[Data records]
────────────────────
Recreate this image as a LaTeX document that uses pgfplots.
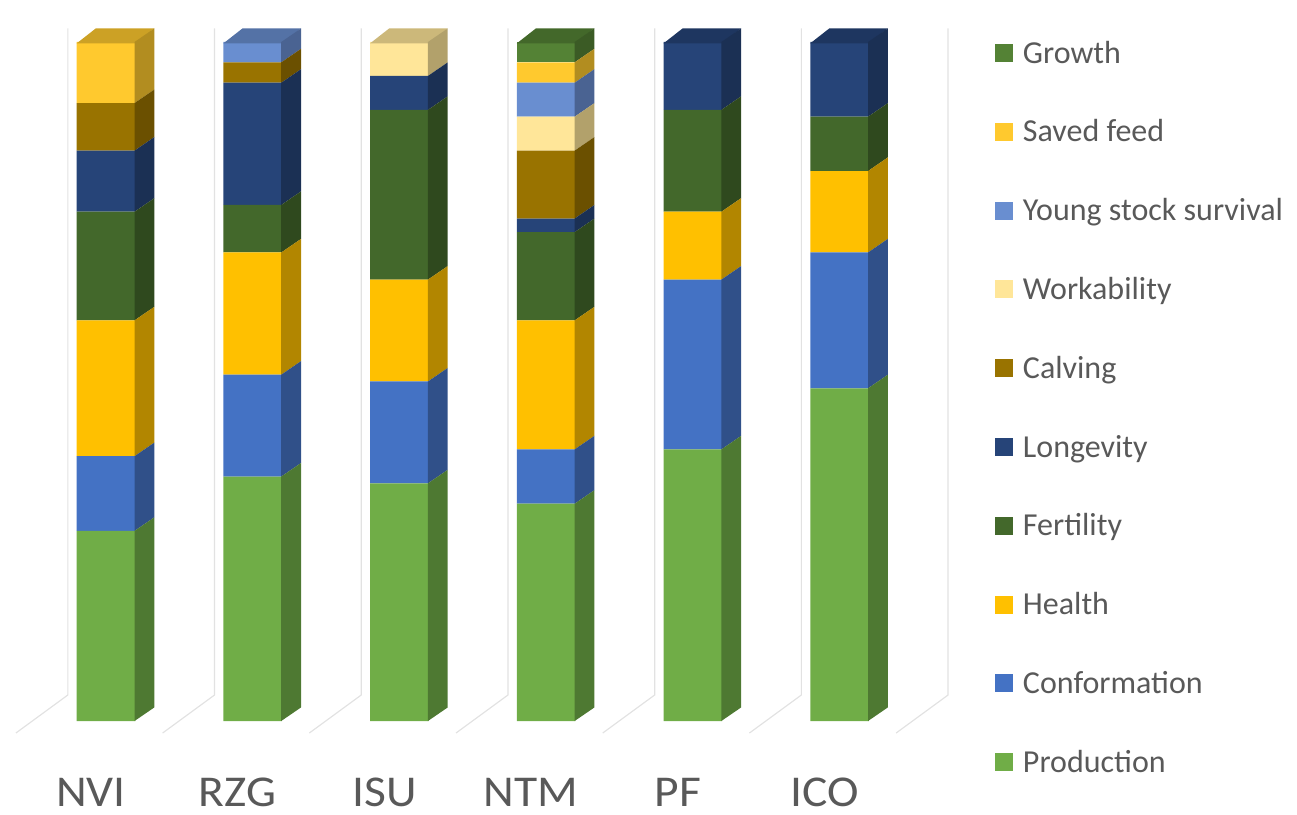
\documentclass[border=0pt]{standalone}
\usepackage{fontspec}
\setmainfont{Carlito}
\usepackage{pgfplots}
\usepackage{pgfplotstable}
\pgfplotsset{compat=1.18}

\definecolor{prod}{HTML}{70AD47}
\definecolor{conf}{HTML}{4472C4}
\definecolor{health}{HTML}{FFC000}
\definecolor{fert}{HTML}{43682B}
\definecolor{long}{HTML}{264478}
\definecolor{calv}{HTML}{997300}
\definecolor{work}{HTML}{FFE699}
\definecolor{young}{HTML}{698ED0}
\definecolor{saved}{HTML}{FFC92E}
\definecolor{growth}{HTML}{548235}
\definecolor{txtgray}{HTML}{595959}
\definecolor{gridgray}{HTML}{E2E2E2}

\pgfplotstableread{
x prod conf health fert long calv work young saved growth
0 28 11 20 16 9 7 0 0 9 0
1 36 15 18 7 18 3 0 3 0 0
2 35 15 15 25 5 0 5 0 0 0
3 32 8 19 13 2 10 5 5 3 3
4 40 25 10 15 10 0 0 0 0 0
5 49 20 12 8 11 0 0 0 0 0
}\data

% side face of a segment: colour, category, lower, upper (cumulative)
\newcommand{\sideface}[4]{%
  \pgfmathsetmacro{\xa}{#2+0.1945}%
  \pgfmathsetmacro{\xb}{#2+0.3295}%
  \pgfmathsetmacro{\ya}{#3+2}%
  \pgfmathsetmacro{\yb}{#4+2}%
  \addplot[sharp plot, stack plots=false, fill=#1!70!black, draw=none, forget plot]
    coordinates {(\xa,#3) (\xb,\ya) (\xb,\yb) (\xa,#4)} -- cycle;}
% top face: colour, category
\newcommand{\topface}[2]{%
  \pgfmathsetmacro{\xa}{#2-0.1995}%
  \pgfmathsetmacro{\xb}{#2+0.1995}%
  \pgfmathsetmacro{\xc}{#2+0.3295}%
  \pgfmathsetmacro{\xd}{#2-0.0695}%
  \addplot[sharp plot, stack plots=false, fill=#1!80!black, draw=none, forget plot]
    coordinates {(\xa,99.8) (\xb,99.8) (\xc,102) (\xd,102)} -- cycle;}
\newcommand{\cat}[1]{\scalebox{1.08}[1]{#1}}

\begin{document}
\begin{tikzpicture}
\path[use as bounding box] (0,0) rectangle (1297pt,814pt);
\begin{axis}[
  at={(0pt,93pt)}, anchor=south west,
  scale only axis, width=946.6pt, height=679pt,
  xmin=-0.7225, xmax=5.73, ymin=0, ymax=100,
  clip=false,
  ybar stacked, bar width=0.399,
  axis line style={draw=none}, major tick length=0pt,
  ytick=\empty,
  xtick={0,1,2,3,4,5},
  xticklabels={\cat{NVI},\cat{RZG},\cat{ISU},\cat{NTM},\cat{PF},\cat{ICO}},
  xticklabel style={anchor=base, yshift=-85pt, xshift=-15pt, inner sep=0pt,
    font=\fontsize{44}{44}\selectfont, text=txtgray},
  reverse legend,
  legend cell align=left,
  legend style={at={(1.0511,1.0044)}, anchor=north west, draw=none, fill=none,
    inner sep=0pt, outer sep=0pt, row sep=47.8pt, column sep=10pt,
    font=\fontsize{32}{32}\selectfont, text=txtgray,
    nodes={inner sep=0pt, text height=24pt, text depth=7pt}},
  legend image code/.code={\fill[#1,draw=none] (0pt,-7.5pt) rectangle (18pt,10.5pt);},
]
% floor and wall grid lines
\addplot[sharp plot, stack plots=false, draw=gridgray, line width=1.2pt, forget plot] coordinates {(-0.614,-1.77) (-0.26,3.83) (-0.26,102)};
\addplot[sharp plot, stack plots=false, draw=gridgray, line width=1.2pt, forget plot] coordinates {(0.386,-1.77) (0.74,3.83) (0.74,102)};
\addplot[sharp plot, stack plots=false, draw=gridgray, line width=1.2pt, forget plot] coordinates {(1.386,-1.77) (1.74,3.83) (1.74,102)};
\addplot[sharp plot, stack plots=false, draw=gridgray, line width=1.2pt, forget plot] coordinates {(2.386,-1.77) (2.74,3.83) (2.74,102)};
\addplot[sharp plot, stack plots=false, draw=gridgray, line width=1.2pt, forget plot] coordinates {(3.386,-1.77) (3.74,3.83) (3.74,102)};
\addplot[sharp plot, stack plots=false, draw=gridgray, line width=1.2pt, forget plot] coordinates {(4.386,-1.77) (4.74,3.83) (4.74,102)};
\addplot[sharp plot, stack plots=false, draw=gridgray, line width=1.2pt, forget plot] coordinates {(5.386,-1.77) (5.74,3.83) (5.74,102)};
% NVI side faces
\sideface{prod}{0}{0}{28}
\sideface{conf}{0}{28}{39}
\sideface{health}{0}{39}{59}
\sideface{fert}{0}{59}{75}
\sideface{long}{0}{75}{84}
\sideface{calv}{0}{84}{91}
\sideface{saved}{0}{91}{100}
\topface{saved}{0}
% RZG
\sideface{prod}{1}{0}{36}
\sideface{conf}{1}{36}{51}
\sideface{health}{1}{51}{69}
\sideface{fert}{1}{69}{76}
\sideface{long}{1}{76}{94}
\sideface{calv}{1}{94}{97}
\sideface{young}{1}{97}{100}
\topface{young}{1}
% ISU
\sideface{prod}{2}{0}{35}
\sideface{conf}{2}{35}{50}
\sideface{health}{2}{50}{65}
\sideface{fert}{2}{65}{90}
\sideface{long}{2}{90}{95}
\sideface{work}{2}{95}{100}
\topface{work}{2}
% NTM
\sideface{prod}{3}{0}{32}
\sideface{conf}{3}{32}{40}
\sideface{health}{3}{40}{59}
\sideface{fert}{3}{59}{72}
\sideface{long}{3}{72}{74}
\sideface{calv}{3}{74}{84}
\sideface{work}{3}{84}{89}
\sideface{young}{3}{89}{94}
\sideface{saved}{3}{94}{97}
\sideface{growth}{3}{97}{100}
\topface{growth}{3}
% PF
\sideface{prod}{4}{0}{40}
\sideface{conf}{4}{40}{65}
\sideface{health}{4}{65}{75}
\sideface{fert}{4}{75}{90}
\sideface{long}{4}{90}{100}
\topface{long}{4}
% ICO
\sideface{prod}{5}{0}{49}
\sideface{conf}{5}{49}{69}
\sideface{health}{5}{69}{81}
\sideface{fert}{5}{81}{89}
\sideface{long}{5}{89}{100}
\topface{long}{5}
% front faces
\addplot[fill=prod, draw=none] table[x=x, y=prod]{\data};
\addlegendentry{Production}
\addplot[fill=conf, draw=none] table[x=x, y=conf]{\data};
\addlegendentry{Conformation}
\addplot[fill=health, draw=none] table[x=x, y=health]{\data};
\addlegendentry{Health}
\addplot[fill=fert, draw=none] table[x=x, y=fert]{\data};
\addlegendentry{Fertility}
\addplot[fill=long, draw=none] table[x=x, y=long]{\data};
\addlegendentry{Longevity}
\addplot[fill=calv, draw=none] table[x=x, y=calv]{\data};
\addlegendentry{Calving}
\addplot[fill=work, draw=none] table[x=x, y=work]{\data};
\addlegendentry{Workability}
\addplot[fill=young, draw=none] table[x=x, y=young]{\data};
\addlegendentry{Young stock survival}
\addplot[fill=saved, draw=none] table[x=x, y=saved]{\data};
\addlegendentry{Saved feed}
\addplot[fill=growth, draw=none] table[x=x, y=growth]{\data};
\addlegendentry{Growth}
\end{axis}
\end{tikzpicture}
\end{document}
────────────────────
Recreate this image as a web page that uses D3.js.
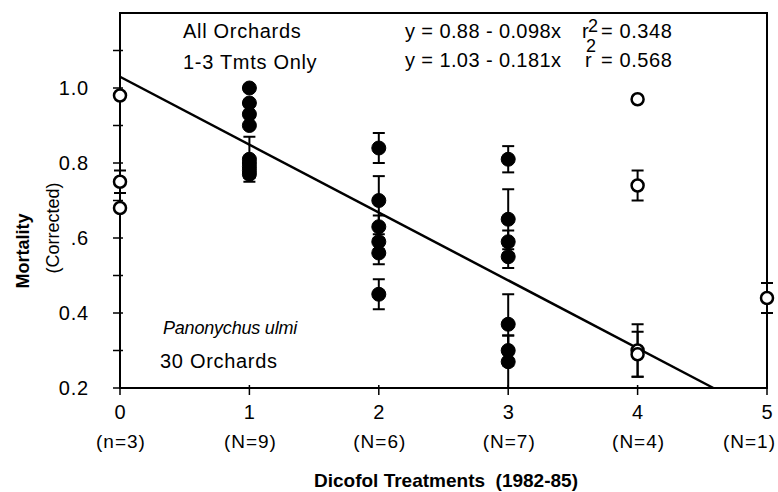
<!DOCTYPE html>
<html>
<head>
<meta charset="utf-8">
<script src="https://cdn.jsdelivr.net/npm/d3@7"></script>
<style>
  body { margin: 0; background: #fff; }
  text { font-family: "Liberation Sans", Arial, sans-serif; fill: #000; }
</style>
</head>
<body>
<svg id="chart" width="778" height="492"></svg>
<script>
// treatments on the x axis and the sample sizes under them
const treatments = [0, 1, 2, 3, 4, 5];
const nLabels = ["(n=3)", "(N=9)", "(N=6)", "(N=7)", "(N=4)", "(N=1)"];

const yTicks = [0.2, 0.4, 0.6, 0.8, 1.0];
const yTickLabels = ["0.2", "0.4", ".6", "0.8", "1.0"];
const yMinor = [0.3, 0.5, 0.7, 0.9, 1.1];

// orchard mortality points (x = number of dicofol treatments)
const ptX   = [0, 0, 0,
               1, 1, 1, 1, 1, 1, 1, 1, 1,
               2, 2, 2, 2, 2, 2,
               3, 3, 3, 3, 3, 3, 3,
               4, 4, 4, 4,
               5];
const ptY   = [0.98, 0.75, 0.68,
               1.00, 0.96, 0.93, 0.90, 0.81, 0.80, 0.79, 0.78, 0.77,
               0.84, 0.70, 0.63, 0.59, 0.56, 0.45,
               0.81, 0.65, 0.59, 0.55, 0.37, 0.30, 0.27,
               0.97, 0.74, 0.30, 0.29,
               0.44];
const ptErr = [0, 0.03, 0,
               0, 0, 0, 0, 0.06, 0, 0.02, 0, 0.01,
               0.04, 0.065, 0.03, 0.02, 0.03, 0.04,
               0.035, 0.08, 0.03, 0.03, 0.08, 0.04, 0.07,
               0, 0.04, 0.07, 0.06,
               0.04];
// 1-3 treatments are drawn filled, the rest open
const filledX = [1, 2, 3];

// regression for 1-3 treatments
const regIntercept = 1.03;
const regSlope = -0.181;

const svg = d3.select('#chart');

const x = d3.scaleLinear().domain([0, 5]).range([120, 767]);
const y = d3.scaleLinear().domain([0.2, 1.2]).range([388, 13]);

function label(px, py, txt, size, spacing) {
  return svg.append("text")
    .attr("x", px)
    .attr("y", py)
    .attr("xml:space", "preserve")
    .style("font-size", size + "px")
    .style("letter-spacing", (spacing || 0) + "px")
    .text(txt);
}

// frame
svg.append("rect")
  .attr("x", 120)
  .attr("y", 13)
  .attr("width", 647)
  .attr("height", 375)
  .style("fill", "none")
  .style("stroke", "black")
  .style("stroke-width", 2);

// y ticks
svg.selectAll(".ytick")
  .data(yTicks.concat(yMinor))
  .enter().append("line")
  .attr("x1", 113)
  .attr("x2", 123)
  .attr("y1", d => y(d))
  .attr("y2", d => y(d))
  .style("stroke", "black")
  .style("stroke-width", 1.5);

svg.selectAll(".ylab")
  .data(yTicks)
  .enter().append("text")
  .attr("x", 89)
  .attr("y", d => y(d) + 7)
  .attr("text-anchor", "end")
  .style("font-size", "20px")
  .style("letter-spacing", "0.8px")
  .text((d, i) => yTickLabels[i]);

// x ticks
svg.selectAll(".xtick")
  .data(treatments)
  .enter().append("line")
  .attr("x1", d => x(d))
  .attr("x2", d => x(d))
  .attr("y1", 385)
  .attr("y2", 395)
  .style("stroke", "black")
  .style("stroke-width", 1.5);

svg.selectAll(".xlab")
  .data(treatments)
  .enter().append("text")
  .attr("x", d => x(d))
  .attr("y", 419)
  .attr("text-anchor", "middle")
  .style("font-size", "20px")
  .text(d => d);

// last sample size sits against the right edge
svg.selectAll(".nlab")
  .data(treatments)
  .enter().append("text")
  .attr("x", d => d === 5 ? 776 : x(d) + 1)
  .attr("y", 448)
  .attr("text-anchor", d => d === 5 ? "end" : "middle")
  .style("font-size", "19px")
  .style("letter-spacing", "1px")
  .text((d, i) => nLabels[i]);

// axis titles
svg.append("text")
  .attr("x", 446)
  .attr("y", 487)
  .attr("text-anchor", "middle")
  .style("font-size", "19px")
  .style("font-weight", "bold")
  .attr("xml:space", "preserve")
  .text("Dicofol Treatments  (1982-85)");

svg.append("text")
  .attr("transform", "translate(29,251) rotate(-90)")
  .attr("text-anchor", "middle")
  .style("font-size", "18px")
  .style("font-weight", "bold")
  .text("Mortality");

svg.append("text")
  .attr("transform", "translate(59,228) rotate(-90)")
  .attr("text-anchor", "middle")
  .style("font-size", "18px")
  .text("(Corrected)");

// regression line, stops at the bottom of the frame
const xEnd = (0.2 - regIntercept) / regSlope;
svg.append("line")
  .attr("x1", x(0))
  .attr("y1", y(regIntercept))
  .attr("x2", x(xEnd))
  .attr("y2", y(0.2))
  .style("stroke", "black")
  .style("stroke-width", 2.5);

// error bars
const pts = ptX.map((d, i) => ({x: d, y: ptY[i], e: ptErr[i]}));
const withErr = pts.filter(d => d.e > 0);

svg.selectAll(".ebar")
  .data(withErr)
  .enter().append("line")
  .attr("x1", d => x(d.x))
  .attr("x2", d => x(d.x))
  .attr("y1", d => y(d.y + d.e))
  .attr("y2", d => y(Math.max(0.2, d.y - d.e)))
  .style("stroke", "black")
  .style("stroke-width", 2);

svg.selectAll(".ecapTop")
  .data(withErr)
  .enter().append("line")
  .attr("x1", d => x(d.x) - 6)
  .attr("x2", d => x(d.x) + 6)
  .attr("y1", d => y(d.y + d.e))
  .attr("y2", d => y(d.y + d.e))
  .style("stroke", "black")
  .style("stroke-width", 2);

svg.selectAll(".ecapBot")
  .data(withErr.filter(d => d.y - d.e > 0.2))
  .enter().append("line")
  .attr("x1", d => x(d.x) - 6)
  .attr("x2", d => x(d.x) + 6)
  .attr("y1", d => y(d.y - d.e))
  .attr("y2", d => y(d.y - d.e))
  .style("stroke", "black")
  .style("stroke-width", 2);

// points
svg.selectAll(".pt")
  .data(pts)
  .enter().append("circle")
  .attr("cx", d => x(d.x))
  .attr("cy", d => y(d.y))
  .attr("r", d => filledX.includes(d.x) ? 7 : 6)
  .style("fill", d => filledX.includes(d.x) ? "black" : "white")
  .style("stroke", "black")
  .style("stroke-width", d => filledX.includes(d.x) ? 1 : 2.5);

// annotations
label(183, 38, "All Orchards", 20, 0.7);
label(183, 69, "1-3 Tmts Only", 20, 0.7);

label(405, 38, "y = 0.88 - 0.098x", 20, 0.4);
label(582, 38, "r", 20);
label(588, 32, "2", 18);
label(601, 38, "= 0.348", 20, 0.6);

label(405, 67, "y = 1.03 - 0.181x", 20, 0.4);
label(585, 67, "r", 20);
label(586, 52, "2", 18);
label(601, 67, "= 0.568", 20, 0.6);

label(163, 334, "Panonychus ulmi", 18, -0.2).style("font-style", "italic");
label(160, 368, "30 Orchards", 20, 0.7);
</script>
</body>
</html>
────────────────────
Task – In the listing above, locate each line with "this" and copy it.

Final result –
Recreate this image as a LaTeX document that uses pgfplots.
Recreate this image as a web page that uses D3.js.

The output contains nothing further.